Several of these sources described the discussions as an “evergreen” system, likening it to franchise ownership in most other stick-and-ball leagues. And at NASCAR’s behest, a provision has been inserted that an owner could be forced to sell their charter to the league if their behavior irreparably harms the sport by violating NASCAR’s ethical standards.
The “evergreen” charters concept was largely agreed upon last Wednesday morning. Also, NASCAR agreed to return 23XI and Front Row’s six combined charters, which they lost during the ongoing litigation and are valued at as much as $300 million based on recent sales (the last charter sale
was for $45 million). Talks were progressing, and the lawsuit that’s rocked NASCAR for the past 12 months appeared to be nearing the finish line.
By Wednesday afternoon, that optimism vanished.
The talks, team and league sources said, fell apart due to another issue that arose in recent months: Who was responsible for paying the legal fees incurred, estimated at close to $100 million when combined for both sides? Additionally, 23XI and Front Row insisted on being reimbursed for money lost while competing without charters after losing their preliminary injunction status in September.
NASCAR balked at making the payment, team and league sources said, taking the position that, since the teams had refused to sign the charter and then filed a lawsuit, they were responsible for creating this situation. NASCAR’s pushback effectively ended the session.

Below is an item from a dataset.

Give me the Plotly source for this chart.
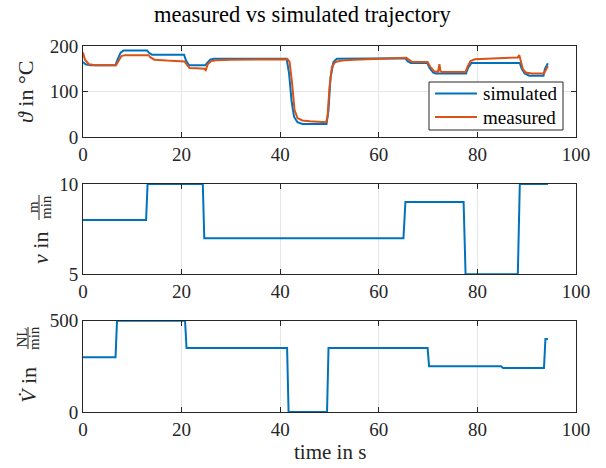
import plotly.graph_objects as go

# ---------------- data ----------------
t_sim = [0, 0.5, 1.5, 6.6, 7.0, 7.6, 8.2, 13.0, 13.4, 14.0, 20.5, 20.9, 21.5, 24.8, 25.2, 25.8, 26.5,
         41.3, 41.8, 42.3, 42.8, 43.5, 44.5, 49.4, 49.8, 50.2, 50.8, 51.5, 65.4, 65.9, 66.5, 69.8,
         70.3, 71.0, 71.5, 77.7, 78.1, 78.8, 88.6, 89.0, 89.6, 90.5, 93.4, 93.7, 94.3]
theta_sim = [165, 160, 158, 158, 170, 185, 190, 190, 185, 181, 181, 168, 158, 158, 163, 170, 172,
             172, 140, 80, 45, 33, 29, 29, 60, 130, 165, 172, 173, 166, 163, 163,
             152, 142, 140, 140, 152, 163, 163, 150, 140, 135, 135, 150, 162]

t_meas = [0, 0.4, 1.2, 2.5, 6.7, 7.2, 7.8, 8.5, 13.3, 13.7, 14.5, 17, 20.6, 21.0, 21.6, 23, 24.6,
          24.9, 25.3, 26.0, 27, 30, 35, 41.5, 41.9, 42.4, 42.9, 43.5, 44.5, 46, 49.3, 49.6, 50.0,
          50.5, 51.2, 52.5, 55, 60, 65.6, 66.1, 66.8, 69.9, 70.4, 71.2, 72.0, 72.3, 72.5, 72.8, 75,
          77.6, 78.0, 78.6, 79.5, 82, 85, 88.2, 88.5, 88.8, 89.2, 89.8, 91, 93.5, 93.9, 94.3]
theta_meas = [186, 170, 160, 158, 158, 168, 178, 180, 180, 175, 170, 168, 166, 160, 152, 151, 150,
              147, 160, 167, 169, 170, 171, 171, 165, 120, 60, 42, 37, 35, 33, 45, 110,
              155, 165, 168, 170, 172, 174, 170, 165, 165, 155, 145, 143, 160, 145, 143, 143,
              143, 155, 167, 171, 172, 173, 175, 180, 165, 150, 142, 140, 140, 150, 156]

t_v = [0, 12.8, 13.1, 24.3, 24.6, 65.0, 65.4, 77.2, 77.6, 88.2, 88.6, 94.3]
v_vals = [8, 8, 10, 10, 7, 7, 9, 9, 5, 5, 10, 10]

t_flow = [0, 6.6, 6.9, 20.7, 21.0, 41.4, 41.7, 49.5, 49.8, 69.9, 70.2, 84.8, 85.2, 93.5, 93.8, 94.3]
flow_vals = [300, 300, 500, 500, 350, 350, 0, 0, 350, 350, 250, 250, 241, 241, 400, 400]

series_names = ["simulated", "measured"]

x_ticks = [0, 20, 40, 60, 80, 100]
theta_ticks = [0, 100, 200]
v_ticks = [5, 10]
flow_ticks = [0, 500]

# ---------------- style ----------------
W, H = 606, 468
FONT = "Liberation Serif"
AX = "#262626"
BLUE = "#0072BD"
ORANGE = "#D95319"
series_colors = [BLUE, ORANGE]

def px(x):
    return x / W

def py(y):
    return 1 - y / H

fig = go.Figure()
fig.add_trace(go.Scatter(x=t_sim, y=theta_sim, mode="lines", name=series_names[0],
                         line=dict(color=BLUE, width=2), xaxis="x", yaxis="y"))
fig.add_trace(go.Scatter(x=t_meas, y=theta_meas, mode="lines", name=series_names[1],
                         line=dict(color=ORANGE, width=2), xaxis="x", yaxis="y"))
fig.add_trace(go.Scatter(x=t_v, y=v_vals, mode="lines", name="v",
                         line=dict(color=BLUE, width=2), xaxis="x2", yaxis="y2"))
fig.add_trace(go.Scatter(x=t_flow, y=flow_vals, mode="lines", name="flow",
                         line=dict(color=BLUE, width=2), xaxis="x3", yaxis="y3"))

common = dict(ticks="inside", ticklen=5, tickcolor=AX, tickwidth=1,
              showline=True, linecolor=AX, linewidth=1, mirror="ticks",
              showgrid=True, gridcolor="#e6e6e6", gridwidth=1, zeroline=False,
              automargin=False,
              tickfont=dict(family=FONT, size=19, color=AX))

xdom = [px(83), px(576)]
doms = [(46, 137.3), (184, 274.3), (320.7, 412)]
yranges = [[0, 200], [5, 10], [0, 500]]
yticks = [theta_ticks, v_ticks, flow_ticks]

layout = dict(width=W, height=H, margin=dict(l=0, r=0, t=0, b=0, autoexpand=False),
              plot_bgcolor="white", paper_bgcolor="white", showlegend=False,
              font=dict(family=FONT, color=AX))
for i in range(3):
    s = "" if i == 0 else str(i + 1)
    layout["xaxis" + s] = dict(domain=xdom, range=[0, 100], tickvals=x_ticks,
                               anchor="y" + s, **common)
    layout["yaxis" + s] = dict(domain=[py(doms[i][1]), py(doms[i][0])], range=yranges[i],
                               tickvals=yticks[i], anchor="x" + s, **common)
fig.update_layout(**layout)

ann = []
shapes = []
# title
ann.append(dict(text="measured vs simulated trajectory", x=0.5, y=py(15), xref="paper", yref="paper",
                showarrow=False, xanchor="center", yanchor="middle",
                font=dict(family=FONT, size=22.5, color="black")))
# x label
ann.append(dict(text="time in s", x=px(329.5), y=py(466), xref="paper", yref="paper",
                showarrow=False, xanchor="center", yanchor="bottom",
                font=dict(family=FONT, size=21, color=AX)))
# y labels
ann.append(dict(text="<i>ϑ</i> in °C", x=px(26), y=py(92), xref="paper", yref="paper",
                showarrow=False, textangle=-90, xanchor="center", yanchor="middle",
                font=dict(family=FONT, size=22, color=AX)))
ann.append(dict(text="<i>v</i> in", x=px(40), y=py(248), xref="paper", yref="paper",
                showarrow=False, textangle=-90, xanchor="center", yanchor="middle",
                font=dict(family=FONT, size=22, color=AX)))
ann.append(dict(text="m", x=px(33), y=py(207), xref="paper", yref="paper",
                showarrow=False, textangle=-90, xanchor="center", yanchor="middle",
                font=dict(family=FONT, size=15, color=AX)))
ann.append(dict(text="min", x=px(46), y=py(207), xref="paper", yref="paper",
                showarrow=False, textangle=-90, xanchor="center", yanchor="middle",
                font=dict(family=FONT, size=15, color=AX)))
ann.append(dict(text="<i>V\u0307</i> in", x=px(28), y=py(385), xref="paper", yref="paper",
                showarrow=False, textangle=-90, xanchor="center", yanchor="middle",
                font=dict(family=FONT, size=22, color=AX)))
ann.append(dict(text="NL", x=px(21.5), y=py(338), xref="paper", yref="paper",
                showarrow=False, textangle=-90, xanchor="center", yanchor="middle",
                font=dict(family=FONT, size=15, color=AX)))
ann.append(dict(text="min", x=px(34), y=py(338), xref="paper", yref="paper",
                showarrow=False, textangle=-90, xanchor="center", yanchor="middle",
                font=dict(family=FONT, size=15, color=AX)))

# fraction bars
shapes.append(dict(type="line", xref="paper", yref="paper", x0=px(39), x1=px(39),
                   y0=py(195), y1=py(220), line=dict(color=AX, width=1)))
shapes.append(dict(type="line", xref="paper", yref="paper", x0=px(28), x1=px(28),
                   y0=py(327), y1=py(349), line=dict(color=AX, width=1)))

# legend box (drawn explicitly to match the reference's compact layout)
shapes.append(dict(type="rect", xref="paper", yref="paper", x0=px(429), x1=px(563),
                   y0=py(130), y1=py(82), fillcolor="white", line=dict(color=AX, width=1),
                   layer="above"))
for k, (nm, col) in enumerate(zip(series_names, series_colors)):
    yc = 93.5 + 23.5 * k
    shapes.append(dict(type="line", xref="paper", yref="paper", x0=px(435), x1=px(477),
                       y0=py(yc), y1=py(yc), line=dict(color=col, width=2), layer="above"))
    ann.append(dict(text=nm, x=px(481), y=py(yc), xref="paper", yref="paper",
                    showarrow=False, xanchor="left", yanchor="middle",
                    font=dict(family=FONT, size=19, color="black")))

fig.update_layout(annotations=ann, shapes=shapes)

fig.write_html("out.html")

Although neither party offered much comment as they left the federal courthouse in downtown Charlotte, N.C., the expressions on their faces told the story.
“It was OK the first day, not great the second day, and I don’t know, it didn’t end in any resolution unfortunately,” Hamlin said last Saturday, when
The Athletic asked how settlement talks went. “… Both sides probably feel strong about their case. You sat in the court and heard the arguments. I’ll let you come up with your own opinion, but I think one of us is on a suicide mission.”

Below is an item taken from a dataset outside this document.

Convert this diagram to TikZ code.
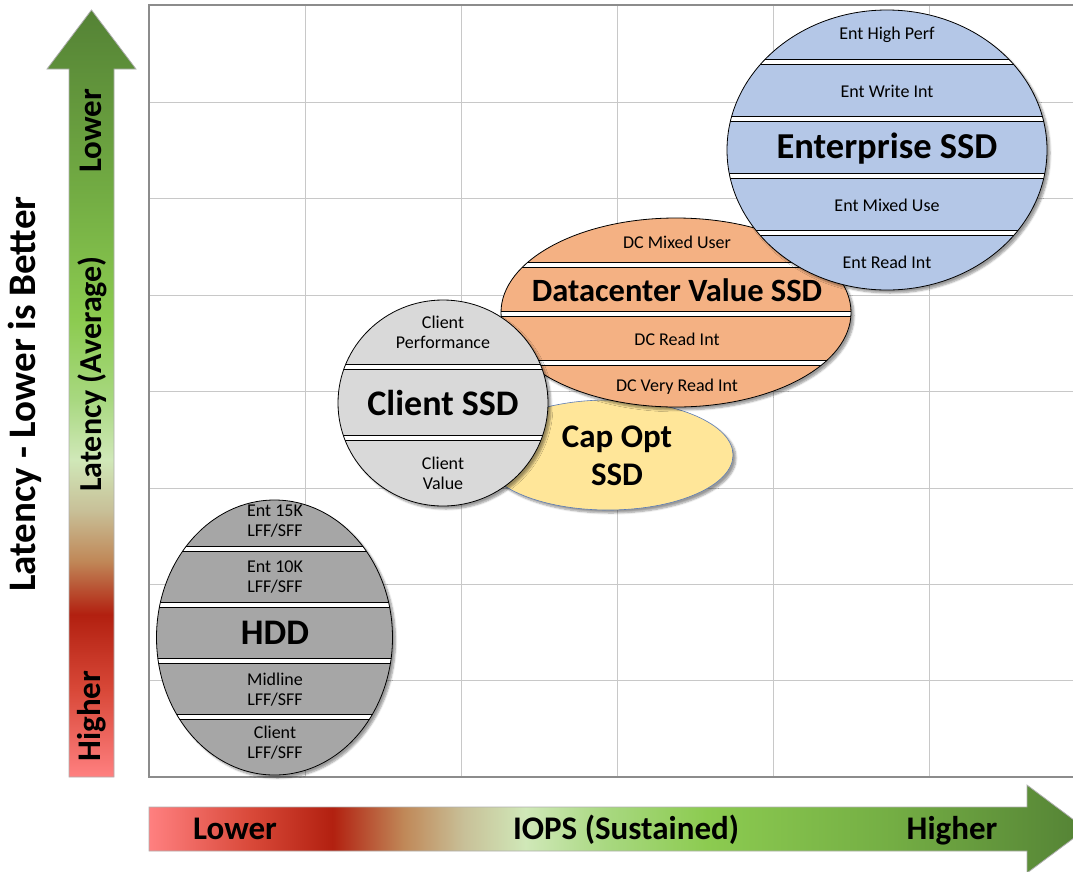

Still, team and league sources said, a deal between the parties could happen as soon as this week. NASCAR commissioner Steve Phelps is working to reach an agreement, making calls to members of both parties to settle this lawsuit in advance of the Phoenix championship race — in which Hamlin is one of four finalists competing for the premier Cup Series championship.
With talks breaking down after NASCAR agreed to improved charter terms, other teams have questioned 23XI and Front Row’s endgame. Several team executives asked why, if those teams’ priority was to secure long-term stability and improved terms for the charter-holding teams, they were continuing legal action after achieving that goal.
“This should be over now,” one team executive said. “(23XI and Front Row) say they’re fighting for all of us (teams), well, they got permanent charters and this lawsuit hasn’t gone away. All they’re doing is making it harder on the rest of us to do business and actually try to grow this thing.”
Among the 13 teams that signed the charter agreement, there is also some annoyance directed at NASCAR for taking so long to grant permanent charters. Several team leaders say that had NASCAR agreed to this at any point since the onset of charter negotiations in the summer of 2022, it would’ve meant no litigation or the accompanying fallout.
“NASCAR could’ve ended this a long time ago if they wanted to; they refused,” a team owner said.
NASCAR, 23XI and Front Row are now staring at a trial set to commence on Dec. 1, one that threatens to test the fabric of the sport and chase two teams away.
Racing against the ticking clock is Phelps, NASCAR’s commissioner, whose objective now is to find a way to resolve this case, preferably before NASCAR crowns its champion this Sunday.
Kenneth Bell, the presiding judge in the case, has repeatedly cautioned that if this case goes to trial, the outcome could have ramifications that could massively reshape the sport.
“I’m trying to figure out how big the fire hose should be,” Bell told the parties last Thursday during a summary judgment hearing.